Frankly, there is no war on English, at Pima Community College or anywhere else in the United States. There seem to be only two cases in the record of language rights litigation that touch on discrimination against English speakers, and neither one screams “War on English!” In 1990 an English-speaking nurse charged that her supervisor in a New York City hospital discriminated against her by speaking Tagalog, but her complaint was dismissed when she did not appear at trial, and so the question of reverse language discrimination was not tested. In another case, Dimaranan v. Pomona Valley Hospital (775 F. Supp. 338 [C.D. Ca. 1991]), the court ruled that hospital management could impose a temporary “no Tagalog” rule on the night shift in one unit in order to deal with a supervisor’s mismanagement, which included alleged favoritism toward Tagalog-speaking nurses at the expense of English- and Spanish-speaking nurses, but discrimination against English-speakers was not a factor in the decision.
Indeed, most language discrimination cases protest the imposition of English-only workplace rules. So far as nursing goes, most nurses who have sued did so because they’ve been told they can’t speak Tagalog or Spanish or some other nonanglophone language on the job. As for schools, most schools seem to be at war with languages other than English: one Nevada school district banned Spanish on the schoolbus; a New Jersey high school tried to ban foreign languages in the classroom; and a federal court upheld a Kansas school ban on all languages but English in the hallways, the lunchroom, and the playground as well.
It’s not clear, too, that anyone in the United States has ever been injured by an agent of government simply for using English.

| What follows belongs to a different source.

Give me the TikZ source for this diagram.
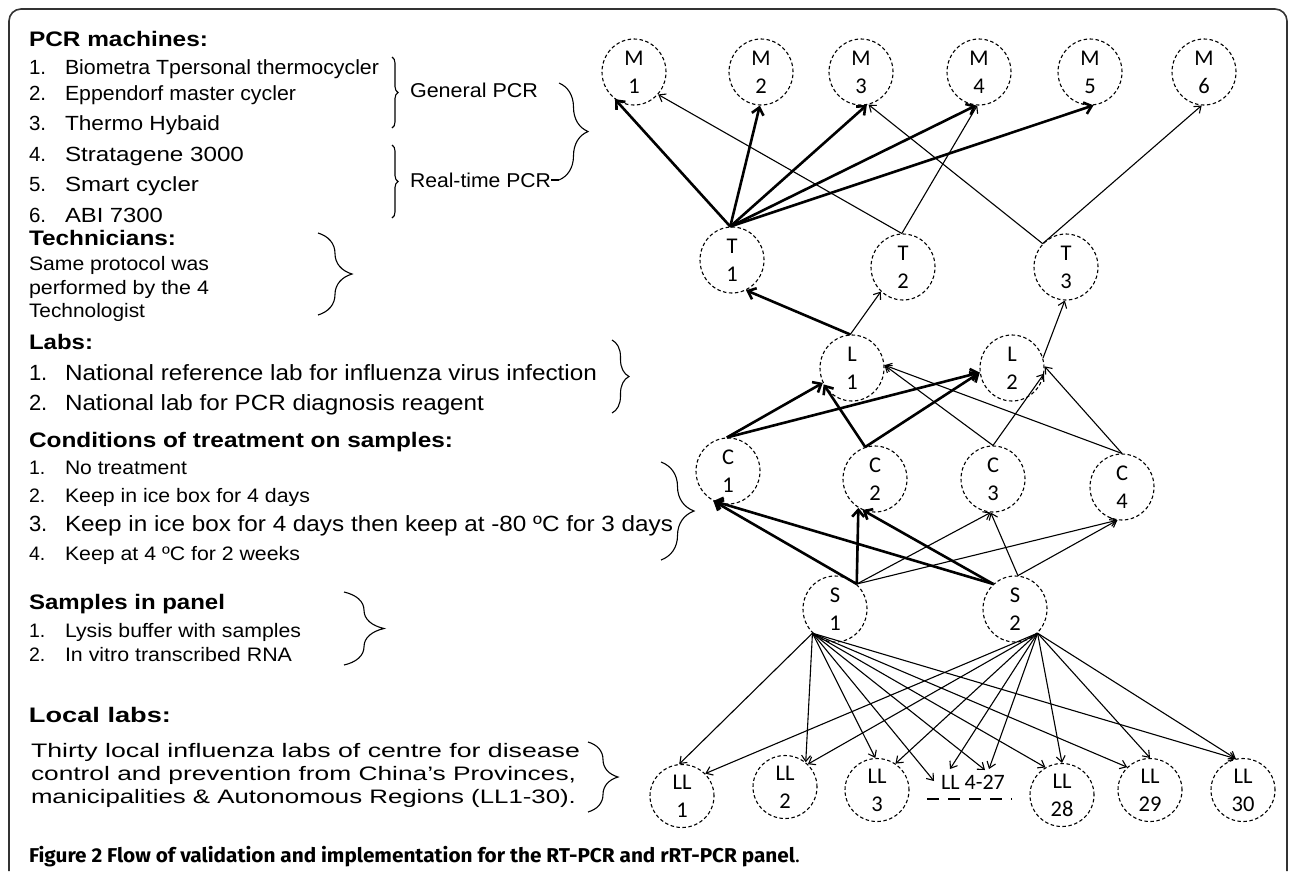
\documentclass[tikz,border=0pt]{standalone}
\usepackage{fontspec}
\usepackage{graphicx}
\setmainfont{Liberation Sans}
\newfontfamily\nodefont{Carlito}
\newfontfamily\capfont{Fira Sans}
\usetikzlibrary{shapes.geometric,arrows.meta,decorations.pathreplacing}
\newcommand{\fw}[2]{\resizebox{#1pt}{\height}{#2}}
\begin{document}
\begin{tikzpicture}[x=1pt,y=-1pt,
  tx/.style={anchor=base west, inner sep=0pt, outer sep=0pt},
  hd/.style={tx, font=\bfseries\fontsize{21}{25}\selectfont},
  it/.style={tx, font=\fontsize{#1}{24}\selectfont},
  nd/.style={ellipse, draw=black, dash pattern=on 3.5pt off 2.5pt, line width=1.1pt,
     minimum width=64pt, minimum height=66pt, inner sep=0pt, align=center,
     font=\nodefont\fontsize{22.5}{28}\selectfont},
  ndl/.style={nd, minimum height=63pt},
  thn/.style={line width=1.1pt, -{Straight Barb[length=6pt,width=9pt]}},
  thk/.style={line width=2.6pt, -{Straight Barb[length=7pt,width=12pt]}},
  brc/.style={decorate, decoration={brace, amplitude=#1}, line width=1.1pt},
  uline/.style={line width=2.8pt, dash pattern=on 12pt off 9pt},
  frm/.style={line width=1.6pt, black!80, rounded corners=12pt}
]
\fill[white] (0,0) rectangle (1292,871);
\useasboundingbox (0,0) rectangle (1292,871);
\draw[frm] (9,871) -- (9,9) -- (1287,9) -- (1287,871);

% ---------- left texts ----------
\node[hd] (h1) at (29,46) {\fw{179}{PCR machines:}};
\foreach \n/\yy/\w/\t in {1/74/314/Biometra Tpersonal thermocycler,
  2/100/231/Eppendorf master cycler, 3/130/155/Thermo Hybaid,
  4/161/179/Stratagene 3000, 5/191/134/Smart cycler, 6/222/98/ABI 7300}{
  \node[it=20.5] (pn\n) at (29,\yy) {\n.};
  \node[it=20.5] (pt\n) at (65,\yy) {\fw{\w}{\t}};
}
\node[it=20] (gen) at (410,97) {\fw{128}{General PCR}};
\node[it=20] (rt) at (410,187) {\fw{141}{Real-time PCR}};

\node[hd] (h2) at (29,245.5) {\fw{147}{Technicians:}};
\node[it=19.5] (tc1) at (29,270) {\fw{180}{Same protocol was}};
\node[it=19.5] (tc2) at (29,294) {\fw{180}{performed by the 4}};
\node[it=19.5] (tc3) at (29,317) {\fw{116}{Technologist}};

\node[hd] (h3) at (29,349.5) {\fw{64}{Labs:}};
\node[it=22] (ln1) at (29,380) {1.};
\node[it=22] (lt1) at (65,380) {\fw{532}{National reference lab for influenza virus infection}};
\node[it=22] (ln2) at (29,410) {2.};
\node[it=22] (lt2) at (65,410) {\fw{419}{National lab for PCR diagnosis reagent}};

\node[hd] (h4) at (29,447.5) {\fw{424}{Conditions of treatment on samples:}};
\node[it=19.5] (cn1) at (29,474) {1.};
\node[it=19.5] (ct1) at (65,474) {\fw{122}{No treatment}};
\node[it=19.5] (cn2) at (29,502) {2.};
\node[it=19.5] (ct2) at (65,502) {\fw{245}{Keep in ice box for 4 days}};
\node[it=22] (cn3) at (29,531) {3.};
\node[it=22] (ct3) at (65,531) {\fw{608}{Keep in ice box for 4 days then keep at -80 ºC for 3 days}};
\node[it=19.5] (cn4) at (29,560) {4.};
\node[it=19.5] (ct4) at (65,560) {\fw{235}{Keep at 4 ºC for 2 weeks}};

\node[hd] (h5) at (29,609.5) {\fw{196}{Samples in panel}};
\node[it=19.5] (sn1) at (29,637) {1.};
\node[it=19.5] (st1) at (65,637) {\fw{236}{Lysis buffer with samples}};
\node[it=19.5] (sn2) at (29,661) {2.};
\node[it=19.5] (st2) at (65,661) {\fw{227}{In vitro transcribed RNA}};

\node[hd] (h6) at (29,722) {\fw{142}{Local labs:}};
\node[it=19.5] (lc1) at (31,757) {\fw{549}{Thirty local influenza labs of centre for disease}};
\node[it=19.5] (lc2) at (31,780) {\fw{545}{control and prevention from China’s Provinces,}};
\node[it=19.5] (lc3) at (31,803) {\fw{545}{manicipalities \& Autonomous Regions (LL1-30).}};

\node[tx, font=\capfont\fontsize{20}{24}\selectfont] (cap) at (29,862)
  {\fw{766}{\bfseries Figure 2 Flow of validation and implementation for the RT-PCR and rRT-PCR panel}.};

% ---------- braces ----------
\draw[brc=6pt] (392,57) -- (392,128);
\draw[brc=6pt] (392,145) -- (392,218);
\draw[brc=29pt] (559,83) -- (559,180);
\draw[line width=1.1pt] (rt.east |- 0,180) -- (559,180);
\draw[brc=34pt] (318,233) -- (318,315);
\draw[brc=17pt] (612,340) -- (612,413);
\draw[brc=33pt] (661,462) -- (661,560);
\draw[brc=40pt] (344,592) -- (344,665);
\draw[brc=30pt] (588,742) -- (588,812);

% ---------- graph nodes ----------
\node[nd] (M1) at (634,72) {M\\1};
\node[nd] (M2) at (761,72) {M\\2};
\node[nd] (M3) at (861,72) {M\\3};
\node[nd] (M4) at (979,72) {M\\4};
\node[nd] (M5) at (1090,72) {M\\5};
\node[nd] (M6) at (1204,72) {M\\6};
\node[nd] (T1) at (732,260) {T\\1};
\node[nd] (T2) at (903,267) {T\\2};
\node[nd] (T3) at (1066,267) {T\\3};
\node[nd] (L1) at (852,368) {L\\1};
\node[nd] (L2) at (1012,368) {L\\2};
\node[nd] (C1) at (728,471) {C\\1};
\node[nd] (C2) at (875,479) {C\\2};
\node[nd] (C3) at (993,479) {C\\3};
\node[nd] (C4) at (1122,487) {C\\4};
\node[nd] (S1) at (835,609) {S\\1};
\node[nd] (S2) at (1015,609) {S\\2};
\node[ndl] (LL1) at (682,796) {LL\\1};
\node[ndl] (LL2) at (785,787) {LL\\2};
\node[ndl] (LL3) at (877,790) {LL\\3};
\node[ndl] (LL28) at (1062,795) {LL\\28};
\node[ndl] (LL29) at (1150,790) {LL\\29};
\node[ndl] (LL30) at (1243,790) {LL\\30};
\node[inner sep=0pt, font=\nodefont\fontsize{22}{24}\selectfont] (LLm) at (973,782) {LL 4-27};
\coordinate (dA) at (927,799);
\coordinate (dB) at (1012,799);
\draw[uline] (dA) -- (dB);
\coordinate (tA) at (934,781);
\coordinate (tB) at (985,770);
\coordinate (tC) at (950,769);
\coordinate (tD) at (989,769);

% ---------- T -> M ----------
\draw[thk] (T1.93) -- (M1.235);
\draw[thk] (T1.93) -- (M2.268);
\draw[thk] (T1.93) -- (M3.280);
\draw[thk] (T1.93) -- (M4.265);
\draw[thk] (T1.93) -- (M5.276);
\draw[thn] (T2.92) -- (M1.317);
\draw[thn] (T2.92) -- (M4.267);
\draw[thn] (T3.135) -- (M3.283);
\draw[thn] (T3.135) -- (M6.266);

% ---------- L -> T ----------
\draw[thk] (L1.93) -- (T1.295);
\draw[thn] (L1.93) -- (T2.228);
\draw[thn] (L2.18) -- (T3.268);

% ---------- C -> L ----------
\draw[thk] (C1.92) -- (L1.207);
\draw[thk] (C1.92) -- (L2.188);
\draw[thk] (C2.107) -- (L1.210);
\draw[thk] (C2.107) -- (L2.188);
\draw[thn] (C3.90) -- (L1.5);
\draw[thn] (C3.90) -- (L2.350);
\draw[thn] (C4.90) -- (L1.5);
\draw[thn] (C4.90) -- (L2.3);

% ---------- S -> C ----------
\draw[thk] (S1.49) -- (C1.244);
\draw[thk] (S1.49) -- (C2.240);
\draw[thn] (S1.49) -- (C3.266);
\draw[thn] (S1.49) -- (C4.262);
\draw[thk] (S2.131) -- (C1.244);
\draw[thk] (S2.131) -- (C2.248);
\draw[thn] (S2.85) -- (C3.266);
\draw[thn] (S2.85) -- (C4.262);

% ---------- S -> LL ----------
\foreach \t in {LL1.95, LL2.50, LL3.93, tA, tB, LL28.121, LL29.135, LL30.103}
  \draw[thn] (S1.227) -- (\t);
\foreach \t in {LL1.44, LL2.45, LL3.55, tC, tD, LL28.90, LL29.90, LL30.103}
  \draw[thn] (S2.313) -- (\t);
\end{tikzpicture}
\end{document}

Like Article XXVIII of Arizona’s constitution, a federal proposal to make English official, the English Language Unity Act (H.R. 997), provides those who feel they have been discriminated against for using English the right to sue: “A person injured by a violation of this chapter may in a civil action . . . obtain appropriate relief.”
Provisions like these reinforce the growing fear that foreign languages threaten the right of Americans to go about their lives in an English-only environment. But such laws are paranoid. Yes, it’s possible to discriminate against an English speaker, but such discrimination will never happen in numbers great enough to warrant legislation framed to suggest that English and its speakers are in any danger. Instead, it’s minority language speakers whose language use is targeted in the workplace, in schools, and by governments like Arizona’s, whose official language law is really a declaration of war on Spanish.